Clinton-Obama dream ticket? Dream on

Is it really possible that Barack Obama and Hillary Clinton could team up to make a Democratic "dream ticket"? Liberals have privately speculated on the possibility, but the subject was finally bruited publicly in last week's "peace pipe debate", the one where the candidates decided not to attack each other.

Moderator Wolf Blitzer of CNN asked whether each would consider choosing the other as vice-presidential nominee. The mere question was met with thunderous applause by the live audience (which consisted, we should bear in mind, of intense partisans of one candidate or the other). And there is a history in US politics of seemingly bitter primary-season rivals burying the hatchet for the sake of the party and pretending they like each other for a few months. John Kennedy's selection of Lyndon Johnson as his running mate in 1960 is the most notable example.

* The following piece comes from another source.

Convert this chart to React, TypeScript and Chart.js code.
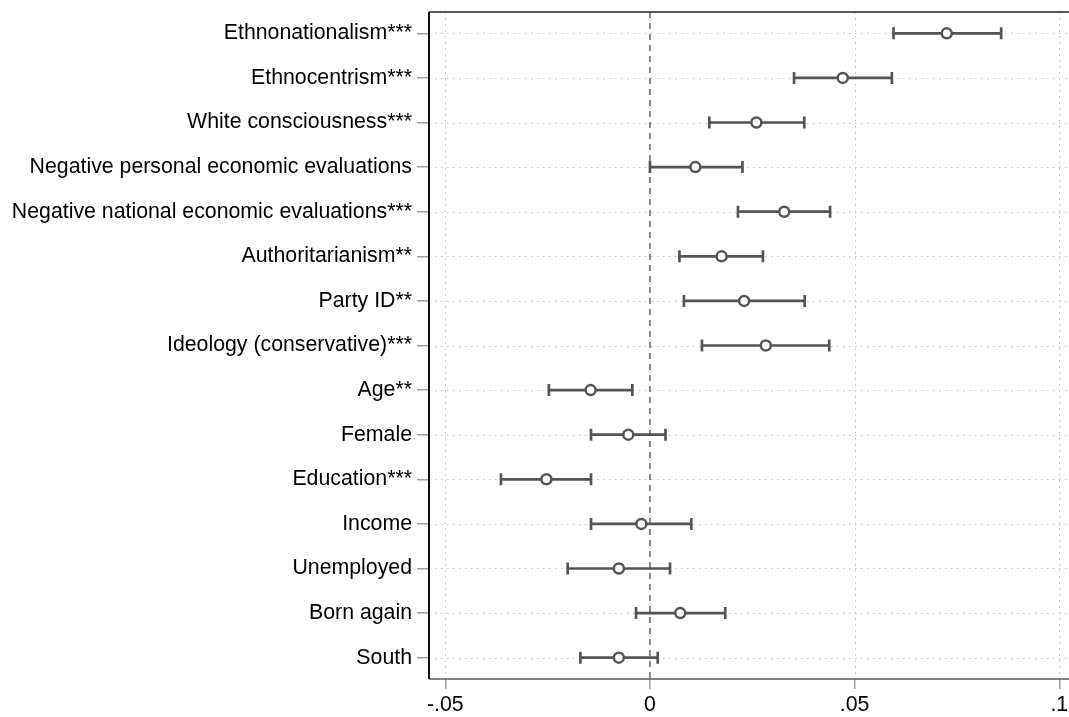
import React, { useEffect, useRef } from "react";
import { Chart, registerables } from "chart.js";

Chart.register(...registerables);

const categories = [
  "Ethnonationalism***",
  "Ethnocentrism***",
  "White consciousness***",
  "Negative personal economic evaluations",
  "Negative national economic evaluations***",
  "Authoritarianism**",
  "Party ID**",
  "Ideology (conservative)***",
  "Age**",
  "Female",
  "Education***",
  "Income",
  "Unemployed",
  "Born again",
  "South",
];

const coef = [0.0725, 0.0471, 0.026, 0.0111, 0.0328, 0.0175, 0.023, 0.0283, -0.0145, -0.0053, -0.0253, -0.0021, -0.0076, 0.0074, -0.0076];
const lower = [0.0595, 0.0352, 0.0145, 0.0, 0.0215, 0.0072, 0.0083, 0.0127, -0.0247, -0.0144, -0.0364, -0.0144, -0.0201, -0.0034, -0.017];
const upper = [0.0858, 0.0591, 0.0377, 0.0226, 0.044, 0.0276, 0.0378, 0.0438, -0.0043, 0.0038, -0.0144, 0.0101, 0.0049, 0.0184, 0.0019];

const xTickValues = [-0.05, 0, 0.05, 0.1];
const xTickLabels = ["-.05", "0", ".05", ".1"];

const FONT = "'Liberation Sans', Arial, Helvetica, sans-serif";
const BAR_COLOR = "#555555";

const overlayPlugin = {
  id: "coefOverlay",
  beforeDatasetsDraw(chart: any) {
    const { ctx, chartArea, scales } = chart;
    const xs = scales.x;
    const ys = scales.y;
    ctx.save();
    // dotted grid lines
    ctx.strokeStyle = "#bdbdbd";
    ctx.lineWidth = 1;
    ctx.setLineDash([1.5, 4.5]);
    categories.forEach((_, i) => {
      const y = Math.round(ys.getPixelForValue(i)) + 0.5;
      ctx.beginPath();
      ctx.moveTo(chartArea.left, y);
      ctx.lineTo(chartArea.right, y);
      ctx.stroke();
    });
    xTickValues.forEach((v) => {
      if (v === 0) return;
      const x = Math.round(xs.getPixelForValue(v)) + 0.5;
      ctx.beginPath();
      ctx.moveTo(x, chartArea.top);
      ctx.lineTo(x, chartArea.bottom);
      ctx.stroke();
    });
    // dashed zero line
    ctx.strokeStyle = "#707070";
    ctx.lineWidth = 1.6;
    ctx.setLineDash([6, 5]);
    const x0 = xs.getPixelForValue(0);
    ctx.beginPath();
    ctx.moveTo(x0, chartArea.top);
    ctx.lineTo(x0, chartArea.bottom);
    ctx.stroke();
    // error bars
    ctx.setLineDash([]);
    ctx.strokeStyle = BAR_COLOR;
    ctx.lineWidth = 2.7;
    categories.forEach((_, i) => {
      const y = ys.getPixelForValue(i);
      const xl = xs.getPixelForValue(lower[i]);
      const xu = xs.getPixelForValue(upper[i]);
      ctx.beginPath();
      ctx.moveTo(xl, y);
      ctx.lineTo(xu, y);
      ctx.moveTo(xl, y - 6);
      ctx.lineTo(xl, y + 6);
      ctx.moveTo(xu, y - 6);
      ctx.lineTo(xu, y + 6);
      ctx.stroke();
    });
    ctx.restore();
  },
  afterDraw(chart: any) {
    const { ctx, chartArea } = chart;
    ctx.save();
    ctx.setLineDash([]);
    // bottom axis
    ctx.strokeStyle = "#5a5a5a";
    ctx.lineWidth = 1.5;
    ctx.beginPath();
    ctx.moveTo(chartArea.left, chartArea.bottom);
    ctx.lineTo(chartArea.right, chartArea.bottom);
    ctx.stroke();
    // top border
    ctx.strokeStyle = "#222222";
    ctx.lineWidth = 1.5;
    ctx.beginPath();
    ctx.moveTo(chartArea.left, chartArea.top);
    ctx.lineTo(chartArea.right, chartArea.top);
    ctx.stroke();
    // left axis
    ctx.strokeStyle = "#111111";
    ctx.lineWidth = 2;
    ctx.beginPath();
    ctx.moveTo(chartArea.left, chartArea.top);
    ctx.lineTo(chartArea.left, chartArea.bottom);
    ctx.stroke();
    ctx.restore();
  },
};

export default function App() {
  const ref = useRef<HTMLCanvasElement | null>(null);
  useEffect(() => {
    if (!ref.current) return;
    const chart = new Chart(ref.current, {
      type: "scatter",
      data: {
        datasets: [
          {
            data: coef.map((c, i) => ({ x: c, y: i })),
            pointRadius: 5,
            pointBorderWidth: 2.5,
            borderColor: BAR_COLOR,
            backgroundColor: "#ffffff",
            pointHoverRadius: 5,
          },
        ],
      },
      options: {
        responsive: false,
        animation: false,
        events: [],
        layout: { autoPadding: false, padding: { top: 12, right: 0, left: 0, bottom: 0 } },
        plugins: {
          legend: { display: false },
          tooltip: { enabled: false },
          title: { display: false },
        },
        scales: {
          x: {
            type: "linear",
            min: -0.05398,
            max: 0.10237,
            afterBuildTicks: (scale: any) => {
              scale.ticks = xTickValues.map((v) => ({ value: v }));
            },
            afterFit: (scale: any) => {
              scale.height = 38;
              scale.paddingLeft = 0;
              scale.paddingRight = 0;
            },
            ticks: {
              autoSkip: false,
              maxRotation: 0,
              color: "#000000",
              padding: 3,
              font: { family: FONT, size: 21.3 },
              callback: (v: any) => {
                const idx = xTickValues.findIndex((t) => Math.abs(t - Number(v)) < 1e-9);
                return idx >= 0 ? xTickLabels[idx] : "";
              },
            },
            grid: {
              drawOnChartArea: false,
              drawTicks: true,
              tickLength: 10,
              tickColor: "#a0a0a0",
              lineWidth: 1.5,
            },
            border: { display: false },
          },
          y: {
            type: "linear",
            reverse: true,
            min: -0.478,
            max: 14.478,
            afterBuildTicks: (scale: any) => {
              scale.ticks = categories.map((_, i) => ({ value: i }));
            },
            afterFit: (scale: any) => {
              scale.width = 429;
              scale.paddingTop = 0;
              scale.paddingBottom = 0;
            },
            ticks: {
              autoSkip: false,
              color: "#000000",
              padding: 5,
              font: { family: FONT, size: 21.3 },
              callback: (v: any) => categories[Math.round(Number(v))] ?? "",
            },
            grid: {
              drawOnChartArea: false,
              drawTicks: true,
              tickLength: 12,
              tickColor: "#a0a0a0",
              lineWidth: 1.5,
            },
            border: { display: false },
          },
        },
      },
      plugins: [overlayPlugin],
    });
    return () => chart.destroy();
  }, []);
  return (
    <div style={{ position: "absolute", left: 0, top: 0, width: 1069, height: 717 }}>
      <canvas ref={ref} width={1069} height={717} />
    </div>
  );
}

Both candidates ducked the question, making jokes and dismissing such talk as premature. But neither said no, and ever since not a few Democrats have been thinking - and dreaming.

But I suspect they're in dreamland. Let's say Obama wins the nomination. The question that pops to mind is: why would he, or anyone, choose as his vice-presidential nominee a polarising and controversial running mate?

Running mates are supposed to do three things. First, they are supposed to understand that the presidential nominee calls the shots. Their job is to travel the country for four or five months singing not their own praises but the nominee's. Can we really expect - and I say this in Clinton's defence - America's most admired woman (and she is that, in poll after poll) to play such a subordinate role? On areas of policy, will Clinton suddenly be able to adopt Obama's position - saying, for example, after denying it for more than a year, that the Iraq war was indeed a mistake?

Second, running mates are supposed to bring some geographical advantage to the ticket. Kennedy chose Johnson, in spite of their mutual nuclear contempt, because LBJ would help nail down Texas and the south. I'm not sure Clinton brings Obama a single state he can't get without her.

Third, running mates ideally have strengths that make up for the candidate's weaknesses. George Bush was weak on global and military experience. Dick Cheney, a former defence secretary who had overseen a successful war, was a strong choice by Bush, whatever we may think of how that has turned out.

One can make a symbolic argument for Clinton on this point. He is black and male, she is white and female. But she doesn't have many substantive strengths that he lacks. Obama would be better off with someone with global and military credentials - a Democratic Cheney, without the Dr No hunger for world domination.

The opposite case? Obama is a somewhat more plausible choice for Clinton than she is for him, because he has greater appeal to independents. But here, too, on my three criteria, Obama doesn't bring Clinton enough that she doesn't already have on her own. He may have become, like her, too large a figure to play second violin. He doesn't bring her a state that I can see, and he doesn't add much substantively.

Finally, asking Americans to vote for a woman or a black man is one thing; but asking them to vote for both? I would like to think my country has changed that much.

If I were advising them I'd push each toward a white man from a state or region where they may have the potential to pick off crucial or unexpected electoral votes.

The Everly Brothers said all they had to do was dream. My guess is that Democrats will have to do a little more.